▸ What to work on
It is required that the lines from the top of the listing through the line with "1.87e-6, 1.45e-6, 1.25e-6, 1.05e-6, 8.24e-7]" be reproduced exactly, excluding pictures.

[start]

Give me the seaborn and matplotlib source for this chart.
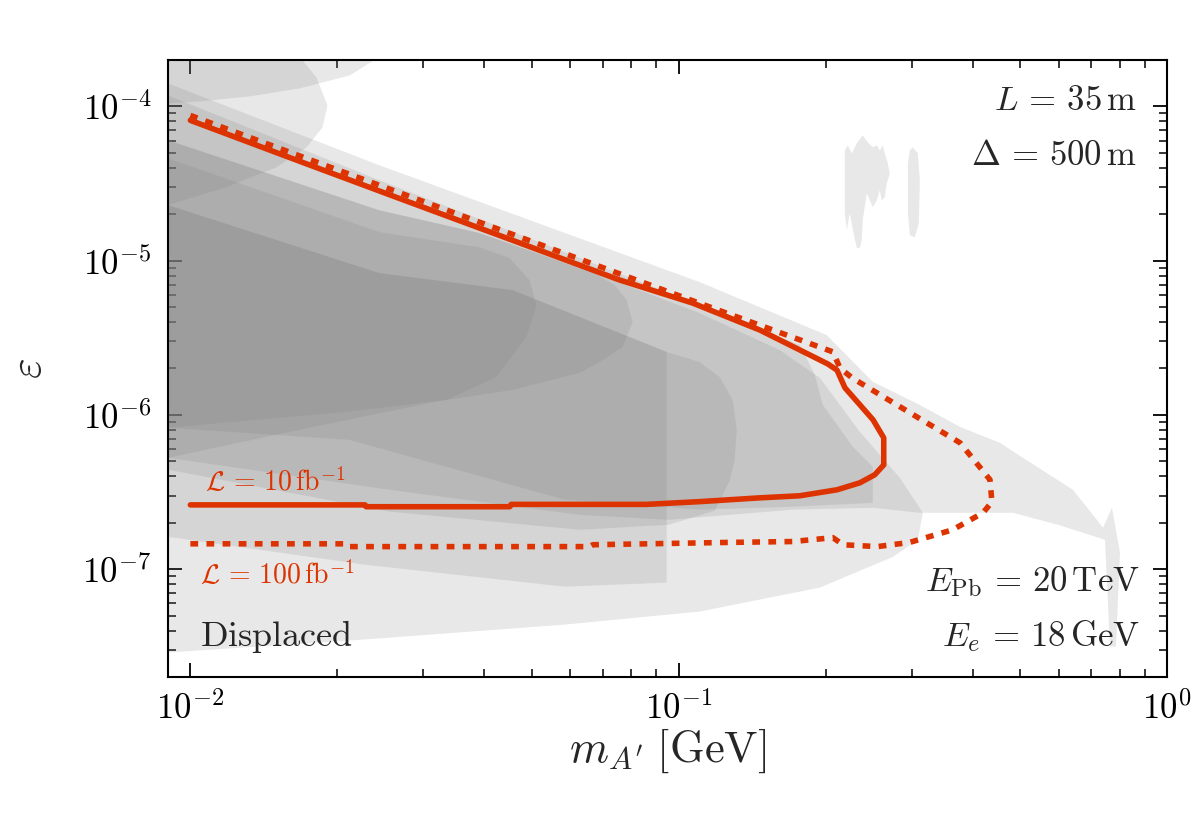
import numpy as np
import matplotlib
matplotlib.use("Agg")
import matplotlib.pyplot as plt
import matplotlib.ticker as mticker
import seaborn as sns

# ---------------- data (m_A' in GeV, epsilon) ----------------
# gray exclusion regions
t1_m = [0.009, 0.0244, 0.0212, 0.01673, 0.01321, 0.01043, 0.009]
t1_eps = [2.1e-4, 2.1e-4, 1.587e-4, 1.308e-4, 1.161e-4, 1.077e-4, 1.046e-4]

t2_m = [0.009, 0.01673, 0.01812, 0.01909, 0.01865, 0.01729, 0.01501, 0.01185, 0.009]
t2_eps = [2.1e-4, 2.1e-4, 1.541e-4, 1.015e-4, 7.31e-5, 5.43e-5, 4.03e-5, 2.99e-5, 2.29e-5]

nucal_m = [0.009, 0.02439, 0.1104, 0.2010, 0.2498, 0.3118, 0.3765, 0.4549, 0.5415,
           0.6419, 0.7395, 0.7715, 0.8012, 0.7862, 0.7642, 0.7465, 0.5979, 0.4835,
           0.3118, 0.2498, 0.1712, 0.0954, 0.06268, 0.02557, 0.009]
nucal_eps = [1.409e-4, 4.15e-5, 7.26e-6, 3.29e-6, 1.64e-6, 1.16e-6, 8.37e-7, 6.59e-7, 4.61e-7,
             3.27e-7, 1.86e-7, 2.50e-7, 1.28e-7, 3.15e-8, 3.15e-8, 1.55e-7, 1.94e-7, 2.32e-7,
             2.32e-7, 2.50e-7, 2.43e-7, 2.09e-7, 2.25e-7, 3.27e-7, 5.27e-7]

x_m = [0.009, 0.02439, 0.05704, 0.1104, 0.1770, 0.1900, 0.1973, 0.2274, 0.2498, 0.2498,
       0.1712, 0.1104, 0.05841, 0.02117, 0.009]
x_eps = [1.178e-4, 3.32e-5, 1.17e-5, 5.15e-6, 2.84e-6, 1.82e-6, 1.16e-6, 6.21e-7, 4.61e-7, 2.69e-7,
         2.54e-7, 2.43e-7, 2.82e-7, 6.89e-7, 8.24e-7]

l_m = [0.009, 0.02439, 0.03910, 0.07327, 0.1104, 0.1611, 0.1945, 0.2350, 0.2837, 0.3162,
       0.3089, 0.2745, 0.1945, 0.1104, 0.05841, 0.02273, 0.009]
l_eps = [6.03e-5, 2.12e-5, 1.51e-5, 7.48e-6, 4.57e-6, 2.63e-6, 1.74e-6, 7.76e-7, 3.91e-7, 2.32e-7,
         1.55e-7, 1.20e-7, 7.59e-8, 5.31e-8, 4.37e-8, 3.50e-8, 2.88e-8]

q_m = [0.009, 0.02439, 0.03910, 0.06665, 0.07396, 0.07826, 0.08050, 0.07679, 0.06888,
       0.06268, 0.04569, 0.03346, 0.02117, 0.009]
q_eps = [6.03e-5, 2.12e-5, 1.51e-5, 8.42e-6, 6.94e-6, 5.55e-6, 4.00e-6, 2.75e-6, 2.20e-6,
         1.87e-6, 1.45e-6, 1.25e-6, 1.05e-6, 8.24e-7]

p_m = [0.009, 0.02439, 0.03910, 0.04505, 0.04951, 0.05117, 0.04881, 0.04236, 0.03346,
       0.03118, 0.01673, 0.009]
p_eps = [4.61e-5, 1.53e-5, 1.22e-5, 1.04e-5, 7.48e-6, 5.15e-6, 3.20e-6, 1.76e-6, 1.25e-6,
         1.20e-6, 8.00e-7, 5.27e-7]

m_m = [0.009, 0.02439, 0.04569, 0.0945, 0.0945, 0.05841, 0.02273, 0.009]
m_eps = [2.29e-5, 8.30e-6, 6.44e-6, 2.56e-6, 8.18e-8, 7.70e-8, 1.07e-7, 1.62e-7]

j_m = [0.009, 0.02439, 0.04569, 0.0945, 0.1104, 0.1213, 0.1290, 0.1315, 0.1302, 0.1272,
       0.1185, 0.0954, 0.06268, 0.02557, 0.009]
j_eps = [2.29e-5, 8.30e-6, 6.44e-6, 2.56e-6, 2.20e-6, 1.76e-6, 1.25e-6, 8.00e-7, 5.11e-7, 3.74e-7,
         2.39e-7, 1.94e-7, 1.80e-7, 2.36e-7, 4.41e-7]

blob1_m = [0.2189, 0.2220, 0.2262, 0.2316, 0.2382, 0.2439, 0.2498, 0.2545, 0.2582, 0.2618,
           0.2643, 0.2681, 0.2706, 0.2668, 0.2643, 0.2606, 0.2582, 0.2545, 0.2498, 0.2463,
           0.2428, 0.2382, 0.2371, 0.2350, 0.2316, 0.2274, 0.2241, 0.2210, 0.2189, 0.2189]
blob1_eps = [5.19e-5, 5.59e-5, 4.96e-5, 5.76e-5, 6.49e-5, 5.85e-5, 5.43e-5, 5.59e-5, 5.19e-5, 5.59e-5,
             4.96e-5, 4.28e-5, 3.68e-5, 3.17e-5, 2.58e-5, 2.46e-5, 2.86e-5, 2.46e-5, 2.22e-5, 2.46e-5,
             2.73e-5, 1.83e-5, 1.36e-5, 1.21e-5, 1.21e-5, 1.58e-5, 2.03e-5, 1.58e-5, 2.03e-5, 3.32e-5]

blob2_m = [0.3017, 0.3089, 0.3118, 0.3103, 0.3046, 0.2975, 0.2947, 0.2947, 0.2975]
blob2_eps = [5.43e-5, 4.96e-5, 3.32e-5, 1.75e-5, 1.42e-5, 1.46e-5, 2.03e-5, 4.28e-5, 5.19e-5]

# projected reach, L = 10 fb^-1 (solid)
lumi10_m = [0.0100, 0.0228, 0.0229, 0.0451, 0.0454, 0.0859, 0.1104, 0.1466, 0.177, 0.211,
            0.235, 0.252, 0.263, 0.263, 0.250, 0.219, 0.211, 0.202, 0.1466, 0.1068, 0.0757,
            0.04297, 0.02681, 0.01673, 0.0100]
lumi10_eps = [2.61e-7, 2.61e-7, 2.54e-7, 2.54e-7, 2.63e-7, 2.63e-7, 2.74e-7, 2.90e-7, 2.99e-7, 3.27e-7,
              3.63e-7, 4.09e-7, 4.74e-7, 7.1e-7, 9.3e-7, 1.50e-6, 1.95e-6, 2.14e-6, 3.55e-6, 5.31e-6, 7.49e-6,
              1.456e-5, 2.53e-5, 4.41e-5, 8.12e-5]

# projected reach, L = 100 fb^-1 (dotted)
lumi100_m = [0.0100, 0.0210, 0.0212, 0.0657, 0.0667, 0.1254, 0.171, 0.207, 0.217, 0.255,
             0.297, 0.364, 0.420, 0.438, 0.434, 0.377, 0.275, 0.227, 0.214, 0.207,
             0.1104, 0.04297, 0.01673, 0.0100]
lumi100_eps = [1.46e-7, 1.46e-7, 1.40e-7, 1.40e-7, 1.44e-7, 1.49e-7, 1.51e-7, 1.60e-7, 1.44e-7, 1.40e-7,
               1.49e-7, 1.80e-7, 2.32e-7, 2.73e-7, 3.80e-7, 6.59e-7, 1.20e-6, 1.73e-6, 2.01e-6, 2.56e-6,
               5.29e-6, 1.59e-5, 4.78e-5, 8.74e-5]

x_ticks = [1e-2, 1e-1, 1e0]
y_ticks = [1e-7, 1e-6, 1e-5, 1e-4]

# ---------------- style ----------------
sns.set_style("ticks")
plt.rcParams["mathtext.fontset"] = "cm"
plt.rcParams["font.family"] = ["DejaVu Serif", "DejaVu Sans"]
plt.rcParams["axes.linewidth"] = 1.5

RED = "#dd3300"
GRAY = "0.5"

fig = plt.figure(figsize=(12, 8.18), dpi=100)
ax = fig.add_axes([0.14, 0.1724, 0.8325, 0.7543])
ax.set_xscale("log")
ax.set_yscale("log")

regions = [(t1_m, t1_eps), (t2_m, t2_eps), (nucal_m, nucal_eps), (x_m, x_eps),
           (l_m, l_eps), (q_m, q_eps), (p_m, p_eps), (m_m, m_eps), (j_m, j_eps),
           (blob1_m, blob1_eps), (blob2_m, blob2_eps)]
for rm, re in regions:
    ax.fill(rm, re, color=GRAY, alpha=0.18, lw=0, zorder=1)

sns.lineplot(x=lumi10_m, y=lumi10_eps, sort=False, estimator=None, ax=ax,
             color=RED, lw=4.0, zorder=3)
sns.lineplot(x=lumi100_m, y=lumi100_eps, sort=False, estimator=None, ax=ax,
             color=RED, lw=4.0, linestyle=(0, (1.4, 1.5)), zorder=3)

ax.set_xlim(0.009, 1.0)
ax.set_ylim(2e-8, 2e-4)

fmt = mticker.FuncFormatter(lambda v, p: r"$10^{%d}$" % int(round(np.log10(v))))
ax.xaxis.set_major_locator(mticker.FixedLocator(x_ticks))
ax.yaxis.set_major_locator(mticker.FixedLocator(y_ticks))
ax.xaxis.set_major_formatter(fmt)
ax.yaxis.set_major_formatter(fmt)
ax.xaxis.set_minor_locator(mticker.LogLocator(base=10, subs=np.arange(2, 10), numticks=20))
ax.yaxis.set_minor_locator(mticker.LogLocator(base=10, subs=np.arange(2, 10), numticks=20))
ax.xaxis.set_minor_formatter(mticker.NullFormatter())
ax.yaxis.set_minor_formatter(mticker.NullFormatter())
ax.tick_params(which="both", direction="in", top=True, right=True, colors="black")
ax.tick_params(which="major", length=10, width=1.3, labelsize=25)
ax.tick_params(which="minor", length=5.5, width=1.1)
ax.tick_params(axis="x", which="major", pad=10)
ax.tick_params(axis="y", which="major", pad=12)
for s in ax.spines.values():
    s.set_color("black")
    s.set_linewidth(1.5)

ax.set_xlabel(r"$m_{A^\prime}\;[\mathrm{GeV}]$", fontsize=32)
ax.set_ylabel(r"$\varepsilon$", fontsize=32)
ax.xaxis.set_label_coords(0.5, -0.08)
ax.yaxis.set_label_coords(-0.118, 0.5)

ax.text(0.970, 0.935, r"$L\,=\,35\,\mathrm{m}$", transform=ax.transAxes, ha="right", va="center", fontsize=25)
ax.text(0.970, 0.846, r"$\Delta\,=\,500\,\mathrm{m}$", transform=ax.transAxes, ha="right", va="center", fontsize=25)
ax.text(0.973, 0.154, r"$E_{\mathrm{Pb}}\,=\,20\,\mathrm{TeV}$", transform=ax.transAxes, ha="right", va="center", fontsize=25)
ax.text(0.973, 0.066, r"$E_e\,=\,18\,\mathrm{GeV}$", transform=ax.transAxes, ha="right", va="center", fontsize=25)
ax.text(0.032, 0.066, r"$\mathrm{Displaced}$", transform=ax.transAxes, ha="left", va="center", fontsize=26)
ax.text(0.037, 0.315, r"$\mathcal{L}\,=\,10\,\mathrm{fb}^{-1}$", transform=ax.transAxes, ha="left", va="center",
        fontsize=20, color=RED)
ax.text(0.032, 0.165, r"$\mathcal{L}\,=\,100\,\mathrm{fb}^{-1}$", transform=ax.transAxes, ha="left", va="center",
        fontsize=20, color=RED)

fig.savefig("out.png", dpi=100)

[end]

▸ In response
Give me the seaborn and matplotlib source for this chart.
import numpy as np
import matplotlib
matplotlib.use("Agg")
import matplotlib.pyplot as plt
import matplotlib.ticker as mticker
import seaborn as sns

# ---------------- data (m_A' in GeV, epsilon) ----------------
# gray exclusion regions
t1_m = [0.009, 0.0244, 0.0212, 0.01673, 0.01321, 0.01043, 0.009]
t1_eps = [2.1e-4, 2.1e-4, 1.587e-4, 1.308e-4, 1.161e-4, 1.077e-4, 1.046e-4]

t2_m = [0.009, 0.01673, 0.01812, 0.01909, 0.01865, 0.01729, 0.01501, 0.01185, 0.009]
t2_eps = [2.1e-4, 2.1e-4, 1.541e-4, 1.015e-4, 7.31e-5, 5.43e-5, 4.03e-5, 2.99e-5, 2.29e-5]

nucal_m = [0.009, 0.02439, 0.1104, 0.2010, 0.2498, 0.3118, 0.3765, 0.4549, 0.5415,
           0.6419, 0.7395, 0.7715, 0.8012, 0.7862, 0.7642, 0.7465, 0.5979, 0.4835,
           0.3118, 0.2498, 0.1712, 0.0954, 0.06268, 0.02557, 0.009]
nucal_eps = [1.409e-4, 4.15e-5, 7.26e-6, 3.29e-6, 1.64e-6, 1.16e-6, 8.37e-7, 6.59e-7, 4.61e-7,
             3.27e-7, 1.86e-7, 2.50e-7, 1.28e-7, 3.15e-8, 3.15e-8, 1.55e-7, 1.94e-7, 2.32e-7,
             2.32e-7, 2.50e-7, 2.43e-7, 2.09e-7, 2.25e-7, 3.27e-7, 5.27e-7]

x_m = [0.009, 0.02439, 0.05704, 0.1104, 0.1770, 0.1900, 0.1973, 0.2274, 0.2498, 0.2498,
       0.1712, 0.1104, 0.05841, 0.02117, 0.009]
x_eps = [1.178e-4, 3.32e-5, 1.17e-5, 5.15e-6, 2.84e-6, 1.82e-6, 1.16e-6, 6.21e-7, 4.61e-7, 2.69e-7,
         2.54e-7, 2.43e-7, 2.82e-7, 6.89e-7, 8.24e-7]

l_m = [0.009, 0.02439, 0.03910, 0.07327, 0.1104, 0.1611, 0.1945, 0.2350, 0.2837, 0.3162,
       0.3089, 0.2745, 0.1945, 0.1104, 0.05841, 0.02273, 0.009]
l_eps = [6.03e-5, 2.12e-5, 1.51e-5, 7.48e-6, 4.57e-6, 2.63e-6, 1.74e-6, 7.76e-7, 3.91e-7, 2.32e-7,
         1.55e-7, 1.20e-7, 7.59e-8, 5.31e-8, 4.37e-8, 3.50e-8, 2.88e-8]

q_m = [0.009, 0.02439, 0.03910, 0.06665, 0.07396, 0.07826, 0.08050, 0.07679, 0.06888,
       0.06268, 0.04569, 0.03346, 0.02117, 0.009]
q_eps = [6.03e-5, 2.12e-5, 1.51e-5, 8.42e-6, 6.94e-6, 5.55e-6, 4.00e-6, 2.75e-6, 2.20e-6,
         1.87e-6, 1.45e-6, 1.25e-6, 1.05e-6, 8.24e-7]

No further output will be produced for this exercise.